Anne Wafula Strike MBE, provides a personal example of courage, commitment and determination that challenges misconceptions about disability, ableism and race. Athlete, sporting ambassador, author and disability rights and inclusion campaigner, Anne inspires achievement and excellence across a broad range of life situations through advocacy and lobbying government and policy makers.
Anne is a Paralympian wheelchair racer and a Tough Mudder conqueror who demonstrate that it’s possible to break down barriers. She is the first black personality to serve on a government funded sports Board in the UK. She’s a NED on UK Athletics, Active Essex and British, Princes Alexandra Hospital and the British Paralympic Association, and a Trustee of Sports Chaplaincy UK. Anne is one of the Purple4Polio campaign ambassadors to help Rotary rid the world of the crippling disease. In 2020 she was appointed as a Commonwealth special envoy Champion for Equality in Sports with a role to promote the Commonwealth’s values and principles around the world by connecting sporting initiatives and supporting the implementation of SDGs relating to sport, peace and development and improving equality in sport.

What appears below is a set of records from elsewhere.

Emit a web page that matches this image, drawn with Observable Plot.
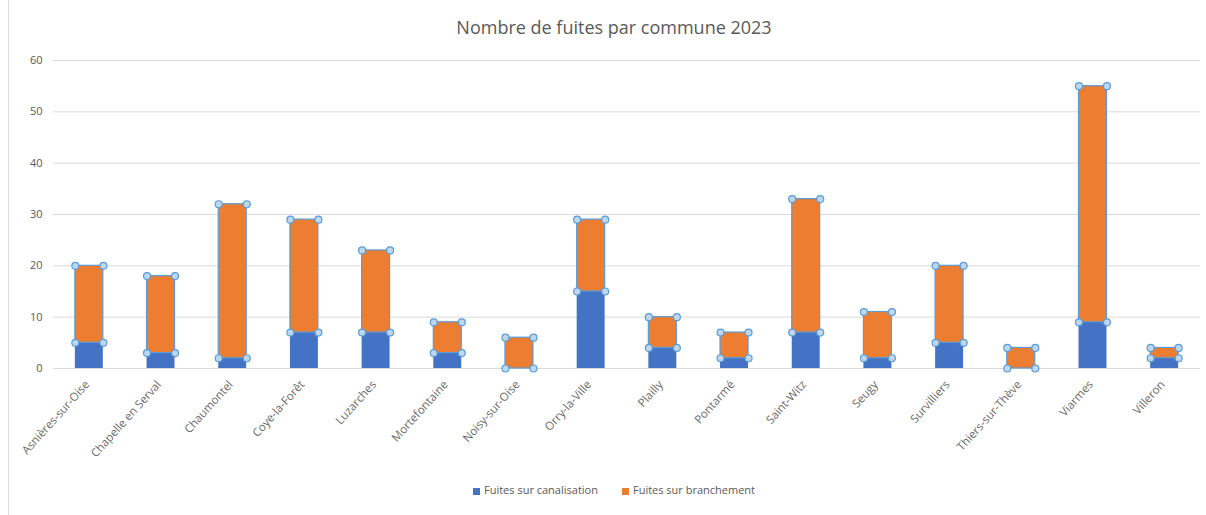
<!DOCTYPE html>
<html>
<head>
<meta charset="utf-8">
<script src="https://cdn.jsdelivr.net/npm/d3@7"></script>
<script src="https://cdn.jsdelivr.net/npm/@observablehq/plot@0.6"></script>
<style>
  body { margin: 0; background: #fff; font-family: "Open Sans", "Noto Sans", sans-serif; position: relative; width: 1206px; height: 515px; overflow: hidden; }
  #border { position: absolute; left: 8px; top: 0; width: 0; height: 515px; border-left: 1px solid #d9d9d9; }
  #title { height: 50px; line-height: 54px; text-align: center; font-size: 18px; color: #595959; padding-left: 22px; }
  #legend { display: flex; justify-content: center; align-items: center; gap: 24px; font-size: 11px; color: #595959; margin-top: 4px; padding-left: 22px; }
  #legend span.sw { display: inline-block; width: 7px; height: 7px; margin-right: 4px; vertical-align: middle; }
</style>
</head>
<body>
<div id="border"></div>
<div id="title">Nombre de fuites par commune 2023</div>
<div id="chart"></div>
<div id="legend"></div>
<script>
const communes = ["Asnières-sur-Oise","Chapelle en Serval","Chaumontel","Coye-la-Forêt","Luzarches","Mortefontaine","Noisy-sur-Oise","Orry-la-Ville","Plailly","Pontarmé","Saint-Witz","Seugy","Survilliers","Thiers-sur-Thève","Viarmes","Villeron"];
const canalisation = [5, 3, 2, 7, 7, 3, 0, 15, 4, 2, 7, 2, 5, 0, 9, 2];
const branchement = [15, 15, 30, 22, 16, 6, 6, 14, 6, 5, 26, 9, 15, 4, 46, 2];
const seriesNames = ["Fuites sur canalisation", "Fuites sur branchement"];
const seriesColors = ["#4472C4", "#ED7D31"];
const yTicks = [0, 10, 20, 30, 40, 50, 60];

const rows = communes.map((c, i) => ({commune: c, canal: canalisation[i], total: canalisation[i] + branchement[i]}));

const chart = Plot.plot({
  width: 1206,
  height: 428,
  marginLeft: 53,
  marginRight: 6,
  marginTop: 10,
  marginBottom: 110,
  style: {fontFamily: "'Open Sans', 'Noto Sans', sans-serif", fontSize: "11px", color: "#595959", background: "transparent"},
  x: {domain: communes, paddingInner: 0.61, paddingOuter: 0.305, round: false},
  y: {domain: [0, 60]},
  marks: [
    Plot.gridY(yTicks, {stroke: "#d9d9d9", strokeOpacity: 1, strokeWidth: 1}),
    Plot.axisY(yTicks, {tickSize: 0, tickPadding: 11, label: null, fill: "#595959"}),
    Plot.axisX({tickSize: 0, tickRotate: -48, tickPadding: 14, dx: -2, label: null, fill: "#6b6b6b", fontSize: 11.5}),
    Plot.barY(rows, {x: "commune", y1: 0, y2: "canal", fill: seriesColors[0]}),
    Plot.barY(rows, {x: "commune", y1: "canal", y2: "total", fill: seriesColors[1], stroke: "#5b9bd5", strokeWidth: 1.2}),
    Plot.dot(rows, {x: "commune", y: "canal", dx: -14, r: 3.5, fill: "#bdd7ee", stroke: "#5b9bd5", strokeWidth: 1.2}),
    Plot.dot(rows, {x: "commune", y: "canal", dx: 14, r: 3.5, fill: "#bdd7ee", stroke: "#5b9bd5", strokeWidth: 1.2}),
    Plot.dot(rows, {x: "commune", y: "total", dx: -14, r: 3.5, fill: "#bdd7ee", stroke: "#5b9bd5", strokeWidth: 1.2}),
    Plot.dot(rows, {x: "commune", y: "total", dx: 14, r: 3.5, fill: "#bdd7ee", stroke: "#5b9bd5", strokeWidth: 1.2})
  ]
});
document.getElementById("chart").appendChild(chart);

const legend = document.getElementById("legend");
seriesNames.forEach((n, i) => {
  const item = document.createElement("div");
  const sw = document.createElement("span");
  sw.className = "sw";
  sw.style.background = seriesColors[i];
  item.appendChild(sw);
  item.appendChild(document.createTextNode(n));
  legend.appendChild(item);
});
</script>
</body>
</html>
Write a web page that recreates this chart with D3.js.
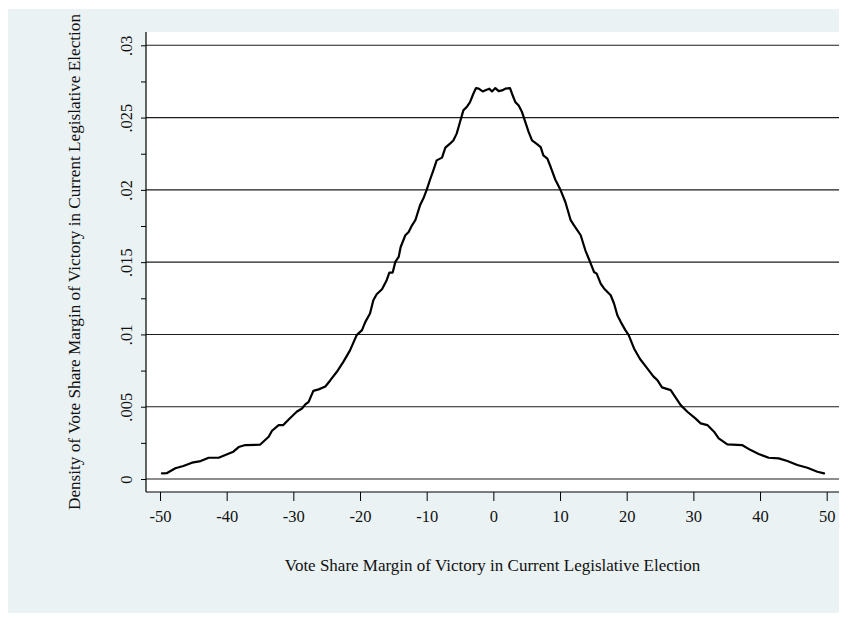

She continues to advocate for an accessible and inclusive society. She holds a B.Ed. (Hons) degree and supports various not-for-profit organizations both at national and international level. As the first Action on Disability and Development goodwill ambassador, she successfully supported and help during the campaign for nations to ratify the UN Convention on the “Rights and Dignity of Persons with Disabilities” and she’s a lobbyist at International Parliamentary Conferences on Millennium Development Goals.
In 2010 Harper Collins published her Autobiography ‘In My Dreams I Dance’. In 2014 she was awarded an MBE by The Queen for services to Charity and Disability Sport. Anne continues to lobby to further the interests of disabled people in the UK and developing nations.